Finance Minister Shri Arun Jaitley
New Delhi: Brushing aside criticism against changes in land acquisition laws, Finance Minister Arun Jaitley on Sunday said the amendments would ensure higher compensation to landowners while fulfilling developmental needs of the nation.
“The amendment... balances the developmental needs of India, particularly rural India, while still providing enhanced compensation to the land owners,” he said in his Facebook post titled “Amendments to the Land Acquisition Law — The Real Picture”.
Pursuant to a decision of the Union Cabinet, President Pranab Mukherjee, after some inquiry, on December 31, 2014, promulgated an ordinance to amend provisions of the Right to Fair Compensation and Transparency in Land Acquisition, Resettlement and Rehabilitation (Amendment) Act, 2013.

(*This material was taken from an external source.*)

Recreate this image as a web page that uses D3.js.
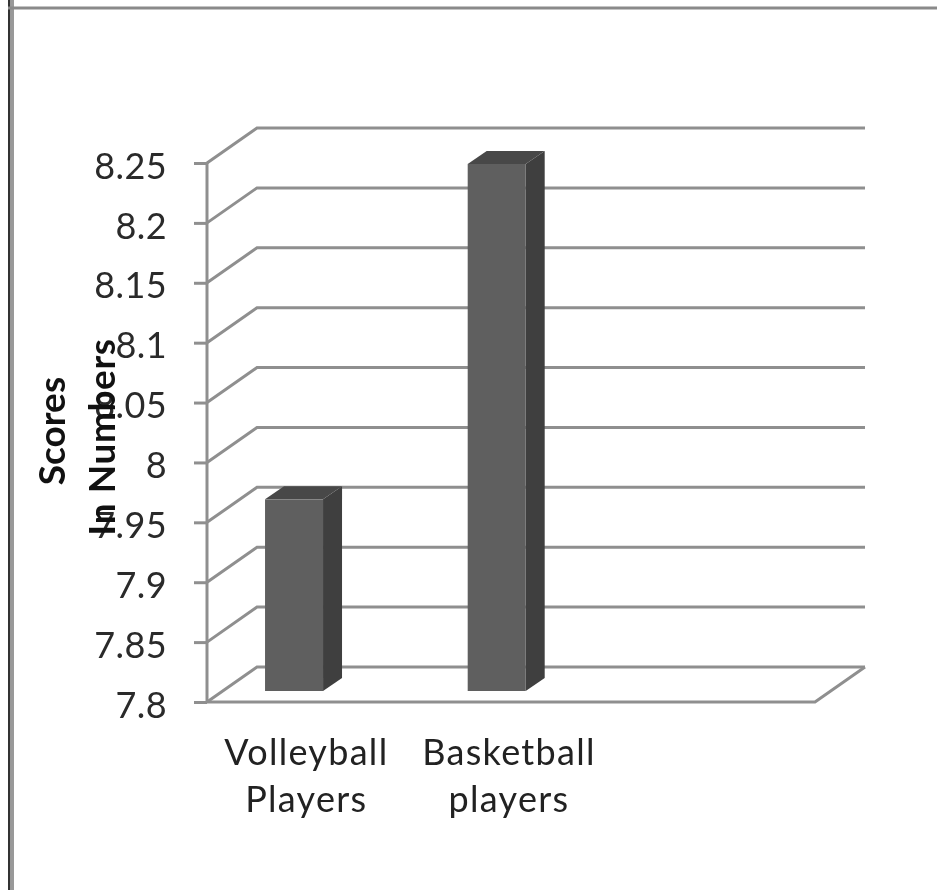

The decision of the Cabinet to adopt the ordinance route to push changes in the land acquisition laws evoked sharp reaction from former minister and Congress leader Jairam Ramesh who had described the amendments as “disturbing” saying they would encourage forcible eviction.
Jaitley said the need to amend this Act was due and that it had been repeatedly mentioned that the Land Acquisition Act, 1894, had become obsolete and needed amendment.
“Those who are opposed to it can certainly mandate their party's state governments not to use the provisions of the ordinance. History will judge how these states will lose out in the era of competitive federalism,” he wrote.
Earlier, former rural development minister Jairam Ramesh said the land acquisition Bill became an Act in September 2013 after hectic parleys between various political parties.
He said what was objectionable is both the Ordinance itself... the Ordinance route which is anti-democratic and, secondly the substance of the Ordinance.
Jaitley said the compensation provisions in the 1894 Act were highly inadequate and, "it was desirable that higher compensation coupled with a rehabilitation and resettlement package be provided. The 2013 Act did that. I support the 2013 Act on that ground."
However, thirteen Acts of Parliament, which provided for land acquisition, were put in the Fourth Schedule of the Act, he said.
Section 105, which provided that the government could issue a notification and direct 'any' provision of the Act relating to compensation or R&R (Resettlement & Rehabilitation) would be made applicable to the exempted Acts.
The 'Proposed' notification had to be placed before Parliament for a period of 30 days and Parliament was expected to approve, disapprove or modify the said proposed notification.
"The need for an ordinance arose because such a notification would have to be put before Parliament in the Budget session itself in July-August, 2014, and the approval or disapproval taken accordingly," he said.